WHAT THE TASK REQUIRES – Which lines fall between the line holding "Recreate this image" and the line holding "(nxr) at (458,357)", inclusive? Retype them exactly, without the pictures, and add nothing else.

MATERIAL PROVIDED –
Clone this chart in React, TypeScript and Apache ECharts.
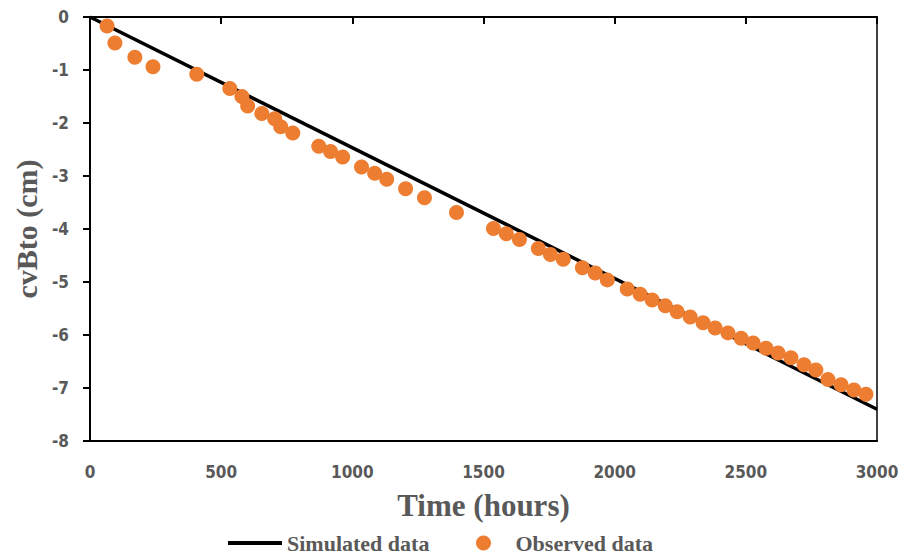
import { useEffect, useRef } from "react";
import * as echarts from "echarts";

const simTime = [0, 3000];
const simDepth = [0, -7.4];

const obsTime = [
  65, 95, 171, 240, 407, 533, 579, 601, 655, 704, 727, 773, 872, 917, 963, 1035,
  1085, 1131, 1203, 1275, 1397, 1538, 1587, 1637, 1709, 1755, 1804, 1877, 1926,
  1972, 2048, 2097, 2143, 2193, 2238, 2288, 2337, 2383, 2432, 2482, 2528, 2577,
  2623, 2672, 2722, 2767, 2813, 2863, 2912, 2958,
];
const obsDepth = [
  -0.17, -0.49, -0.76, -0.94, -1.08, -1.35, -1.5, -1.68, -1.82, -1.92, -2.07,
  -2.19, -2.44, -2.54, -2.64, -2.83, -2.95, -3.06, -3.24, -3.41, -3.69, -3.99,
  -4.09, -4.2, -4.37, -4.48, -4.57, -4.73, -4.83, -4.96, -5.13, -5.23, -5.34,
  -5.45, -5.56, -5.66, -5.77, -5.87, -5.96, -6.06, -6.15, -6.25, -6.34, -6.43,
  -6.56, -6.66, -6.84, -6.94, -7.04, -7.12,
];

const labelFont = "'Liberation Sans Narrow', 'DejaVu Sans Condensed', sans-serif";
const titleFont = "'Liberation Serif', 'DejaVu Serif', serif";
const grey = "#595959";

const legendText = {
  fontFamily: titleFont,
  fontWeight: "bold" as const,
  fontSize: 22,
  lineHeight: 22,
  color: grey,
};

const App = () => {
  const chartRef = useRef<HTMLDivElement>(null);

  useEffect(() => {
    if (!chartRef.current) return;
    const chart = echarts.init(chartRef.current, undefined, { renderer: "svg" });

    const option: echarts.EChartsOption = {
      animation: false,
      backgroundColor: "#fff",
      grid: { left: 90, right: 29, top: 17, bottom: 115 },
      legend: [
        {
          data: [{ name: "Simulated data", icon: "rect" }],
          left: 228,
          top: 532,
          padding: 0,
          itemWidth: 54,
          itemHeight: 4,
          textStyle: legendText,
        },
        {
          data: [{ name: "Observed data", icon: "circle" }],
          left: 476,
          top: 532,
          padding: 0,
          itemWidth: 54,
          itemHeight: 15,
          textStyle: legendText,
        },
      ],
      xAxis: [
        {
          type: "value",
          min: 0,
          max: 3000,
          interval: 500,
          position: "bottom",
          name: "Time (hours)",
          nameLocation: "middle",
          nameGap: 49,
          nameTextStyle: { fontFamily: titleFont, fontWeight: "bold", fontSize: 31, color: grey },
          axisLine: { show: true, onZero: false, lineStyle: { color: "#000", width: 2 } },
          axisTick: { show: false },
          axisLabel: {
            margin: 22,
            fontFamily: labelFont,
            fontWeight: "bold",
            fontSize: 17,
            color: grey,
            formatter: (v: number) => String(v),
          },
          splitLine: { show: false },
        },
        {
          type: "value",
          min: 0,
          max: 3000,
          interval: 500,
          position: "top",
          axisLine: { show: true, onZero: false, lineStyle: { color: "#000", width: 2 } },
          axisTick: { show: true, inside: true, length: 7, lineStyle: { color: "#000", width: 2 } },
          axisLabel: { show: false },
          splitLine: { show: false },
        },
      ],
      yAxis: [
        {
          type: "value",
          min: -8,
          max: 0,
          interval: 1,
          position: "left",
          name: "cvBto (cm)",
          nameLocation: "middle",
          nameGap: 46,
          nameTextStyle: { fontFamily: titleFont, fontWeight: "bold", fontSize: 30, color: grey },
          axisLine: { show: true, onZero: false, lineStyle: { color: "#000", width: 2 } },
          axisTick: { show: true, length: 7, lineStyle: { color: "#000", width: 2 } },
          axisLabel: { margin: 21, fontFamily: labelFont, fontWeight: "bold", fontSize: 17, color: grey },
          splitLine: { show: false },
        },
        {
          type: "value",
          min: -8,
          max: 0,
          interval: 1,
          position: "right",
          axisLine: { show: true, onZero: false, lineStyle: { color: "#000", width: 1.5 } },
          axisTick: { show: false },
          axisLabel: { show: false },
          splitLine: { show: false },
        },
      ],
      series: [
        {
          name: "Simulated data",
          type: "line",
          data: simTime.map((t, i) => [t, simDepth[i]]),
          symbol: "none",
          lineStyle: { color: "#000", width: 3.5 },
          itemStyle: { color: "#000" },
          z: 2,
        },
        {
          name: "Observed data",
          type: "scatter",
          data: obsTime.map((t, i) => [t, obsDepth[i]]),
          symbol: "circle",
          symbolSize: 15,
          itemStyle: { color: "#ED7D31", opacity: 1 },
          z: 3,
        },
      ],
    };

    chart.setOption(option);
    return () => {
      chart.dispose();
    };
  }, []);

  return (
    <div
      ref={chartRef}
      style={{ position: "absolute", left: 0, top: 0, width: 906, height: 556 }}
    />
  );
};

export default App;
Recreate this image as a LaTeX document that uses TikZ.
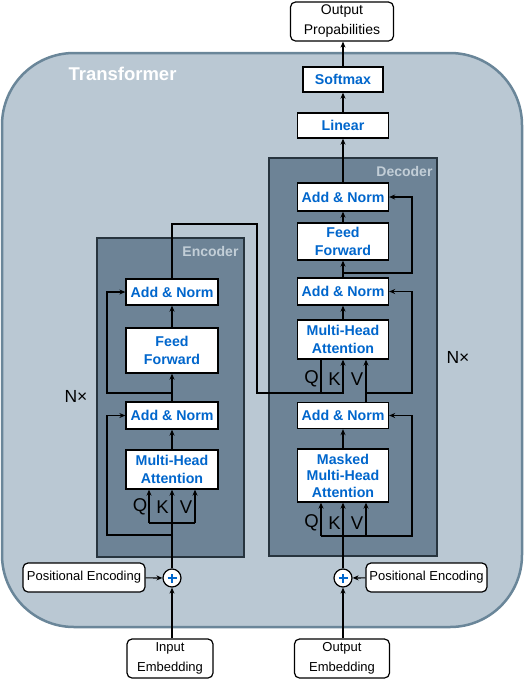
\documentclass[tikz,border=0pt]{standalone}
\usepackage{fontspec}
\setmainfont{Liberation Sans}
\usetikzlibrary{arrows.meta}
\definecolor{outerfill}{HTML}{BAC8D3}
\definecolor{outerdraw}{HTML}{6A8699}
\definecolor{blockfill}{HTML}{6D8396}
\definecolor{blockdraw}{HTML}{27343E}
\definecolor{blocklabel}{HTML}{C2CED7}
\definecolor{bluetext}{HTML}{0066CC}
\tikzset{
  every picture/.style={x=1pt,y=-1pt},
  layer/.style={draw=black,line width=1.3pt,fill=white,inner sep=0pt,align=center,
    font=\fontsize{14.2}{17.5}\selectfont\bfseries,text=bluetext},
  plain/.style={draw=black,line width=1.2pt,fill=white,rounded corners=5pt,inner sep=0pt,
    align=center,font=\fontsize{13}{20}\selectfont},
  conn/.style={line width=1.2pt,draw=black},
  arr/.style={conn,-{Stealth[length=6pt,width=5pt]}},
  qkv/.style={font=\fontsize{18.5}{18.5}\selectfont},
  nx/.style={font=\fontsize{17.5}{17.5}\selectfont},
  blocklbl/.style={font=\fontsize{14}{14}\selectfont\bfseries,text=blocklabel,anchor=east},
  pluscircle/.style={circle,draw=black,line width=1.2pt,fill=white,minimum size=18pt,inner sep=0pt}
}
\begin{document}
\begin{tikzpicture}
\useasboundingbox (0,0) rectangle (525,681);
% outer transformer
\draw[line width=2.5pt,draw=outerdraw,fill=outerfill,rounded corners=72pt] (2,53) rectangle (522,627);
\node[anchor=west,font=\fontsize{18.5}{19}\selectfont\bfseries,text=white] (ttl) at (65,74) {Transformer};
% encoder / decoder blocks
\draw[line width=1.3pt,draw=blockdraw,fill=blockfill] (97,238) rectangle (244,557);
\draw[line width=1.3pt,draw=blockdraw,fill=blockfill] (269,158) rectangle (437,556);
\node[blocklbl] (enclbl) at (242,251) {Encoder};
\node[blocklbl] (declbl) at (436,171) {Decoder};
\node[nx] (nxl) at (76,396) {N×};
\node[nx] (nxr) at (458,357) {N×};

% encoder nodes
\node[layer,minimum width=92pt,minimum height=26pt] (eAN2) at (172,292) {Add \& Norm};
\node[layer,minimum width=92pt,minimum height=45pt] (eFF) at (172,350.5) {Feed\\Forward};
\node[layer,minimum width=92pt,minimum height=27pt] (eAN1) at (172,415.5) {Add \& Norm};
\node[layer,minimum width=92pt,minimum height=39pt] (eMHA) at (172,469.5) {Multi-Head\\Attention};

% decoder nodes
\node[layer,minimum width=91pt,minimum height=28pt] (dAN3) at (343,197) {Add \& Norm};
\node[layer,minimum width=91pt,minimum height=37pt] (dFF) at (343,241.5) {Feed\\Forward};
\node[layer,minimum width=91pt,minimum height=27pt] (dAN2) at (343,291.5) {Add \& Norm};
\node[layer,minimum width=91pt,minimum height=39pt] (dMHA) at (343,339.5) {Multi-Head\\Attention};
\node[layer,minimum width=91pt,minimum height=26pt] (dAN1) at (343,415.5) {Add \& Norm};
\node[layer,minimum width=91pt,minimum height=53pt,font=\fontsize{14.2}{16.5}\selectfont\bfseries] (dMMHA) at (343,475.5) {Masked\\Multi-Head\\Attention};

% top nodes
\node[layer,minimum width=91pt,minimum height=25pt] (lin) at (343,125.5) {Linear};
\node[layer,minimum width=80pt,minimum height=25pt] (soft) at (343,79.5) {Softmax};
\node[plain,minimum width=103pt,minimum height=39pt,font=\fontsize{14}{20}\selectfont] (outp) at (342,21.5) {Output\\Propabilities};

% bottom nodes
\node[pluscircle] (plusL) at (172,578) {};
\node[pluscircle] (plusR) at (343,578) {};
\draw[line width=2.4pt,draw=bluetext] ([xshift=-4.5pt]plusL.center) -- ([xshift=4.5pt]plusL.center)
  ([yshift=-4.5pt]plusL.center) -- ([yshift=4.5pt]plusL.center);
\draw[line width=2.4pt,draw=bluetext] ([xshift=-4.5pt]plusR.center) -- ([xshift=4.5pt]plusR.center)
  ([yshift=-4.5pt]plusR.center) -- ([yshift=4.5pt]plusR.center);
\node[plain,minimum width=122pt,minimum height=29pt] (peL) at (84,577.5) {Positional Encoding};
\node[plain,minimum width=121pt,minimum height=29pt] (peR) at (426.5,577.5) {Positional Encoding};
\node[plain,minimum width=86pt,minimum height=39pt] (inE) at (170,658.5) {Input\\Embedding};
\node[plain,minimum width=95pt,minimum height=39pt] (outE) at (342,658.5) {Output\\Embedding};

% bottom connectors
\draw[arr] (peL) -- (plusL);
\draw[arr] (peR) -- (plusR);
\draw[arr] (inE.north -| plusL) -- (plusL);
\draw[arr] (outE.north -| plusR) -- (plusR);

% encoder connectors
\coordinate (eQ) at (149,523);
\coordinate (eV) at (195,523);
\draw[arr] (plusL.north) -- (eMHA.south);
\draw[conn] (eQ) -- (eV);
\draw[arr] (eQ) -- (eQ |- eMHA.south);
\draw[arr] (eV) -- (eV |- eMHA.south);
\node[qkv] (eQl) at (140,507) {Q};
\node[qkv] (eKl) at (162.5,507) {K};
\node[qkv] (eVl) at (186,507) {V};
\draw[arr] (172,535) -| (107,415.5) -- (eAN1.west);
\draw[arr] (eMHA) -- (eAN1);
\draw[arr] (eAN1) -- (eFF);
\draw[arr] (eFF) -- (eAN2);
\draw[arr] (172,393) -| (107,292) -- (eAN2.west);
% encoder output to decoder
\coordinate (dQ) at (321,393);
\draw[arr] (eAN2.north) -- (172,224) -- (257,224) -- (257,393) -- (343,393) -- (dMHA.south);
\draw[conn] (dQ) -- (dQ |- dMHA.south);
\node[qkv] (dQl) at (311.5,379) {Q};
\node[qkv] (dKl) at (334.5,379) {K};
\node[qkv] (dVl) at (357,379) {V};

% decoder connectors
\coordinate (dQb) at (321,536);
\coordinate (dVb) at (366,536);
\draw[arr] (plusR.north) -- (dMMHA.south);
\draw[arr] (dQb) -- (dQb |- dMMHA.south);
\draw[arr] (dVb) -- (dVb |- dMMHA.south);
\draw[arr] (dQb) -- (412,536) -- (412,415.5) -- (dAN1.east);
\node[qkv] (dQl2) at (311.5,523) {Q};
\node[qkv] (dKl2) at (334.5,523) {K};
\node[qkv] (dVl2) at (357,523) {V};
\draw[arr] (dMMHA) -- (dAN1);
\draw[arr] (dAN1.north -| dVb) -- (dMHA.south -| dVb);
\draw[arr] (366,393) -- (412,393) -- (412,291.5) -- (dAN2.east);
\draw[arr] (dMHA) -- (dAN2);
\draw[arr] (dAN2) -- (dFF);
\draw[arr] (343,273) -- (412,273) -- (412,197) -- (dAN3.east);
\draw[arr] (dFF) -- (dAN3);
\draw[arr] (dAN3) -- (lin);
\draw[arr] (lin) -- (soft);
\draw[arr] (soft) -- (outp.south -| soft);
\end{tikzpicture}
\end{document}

RESPONSE TO THIS EXERCISE –
Recreate this image as a LaTeX document that uses TikZ.
\documentclass[tikz,border=0pt]{standalone}
\usepackage{fontspec}
\setmainfont{Liberation Sans}
\usetikzlibrary{arrows.meta}
\definecolor{outerfill}{HTML}{BAC8D3}
\definecolor{outerdraw}{HTML}{6A8699}
\definecolor{blockfill}{HTML}{6D8396}
\definecolor{blockdraw}{HTML}{27343E}
\definecolor{blocklabel}{HTML}{C2CED7}
\definecolor{bluetext}{HTML}{0066CC}
\tikzset{
  every picture/.style={x=1pt,y=-1pt},
  layer/.style={draw=black,line width=1.3pt,fill=white,inner sep=0pt,align=center,
    font=\fontsize{14.2}{17.5}\selectfont\bfseries,text=bluetext},
  plain/.style={draw=black,line width=1.2pt,fill=white,rounded corners=5pt,inner sep=0pt,
    align=center,font=\fontsize{13}{20}\selectfont},
  conn/.style={line width=1.2pt,draw=black},
  arr/.style={conn,-{Stealth[length=6pt,width=5pt]}},
  qkv/.style={font=\fontsize{18.5}{18.5}\selectfont},
  nx/.style={font=\fontsize{17.5}{17.5}\selectfont},
  blocklbl/.style={font=\fontsize{14}{14}\selectfont\bfseries,text=blocklabel,anchor=east},
  pluscircle/.style={circle,draw=black,line width=1.2pt,fill=white,minimum size=18pt,inner sep=0pt}
}
\begin{document}
\begin{tikzpicture}
\useasboundingbox (0,0) rectangle (525,681);
% outer transformer
\draw[line width=2.5pt,draw=outerdraw,fill=outerfill,rounded corners=72pt] (2,53) rectangle (522,627);
\node[anchor=west,font=\fontsize{18.5}{19}\selectfont\bfseries,text=white] (ttl) at (65,74) {Transformer};
% encoder / decoder blocks
\draw[line width=1.3pt,draw=blockdraw,fill=blockfill] (97,238) rectangle (244,557);
\draw[line width=1.3pt,draw=blockdraw,fill=blockfill] (269,158) rectangle (437,556);
\node[blocklbl] (enclbl) at (242,251) {Encoder};
\node[blocklbl] (declbl) at (436,171) {Decoder};
\node[nx] (nxl) at (76,396) {N×};
\node[nx] (nxr) at (458,357) {N×};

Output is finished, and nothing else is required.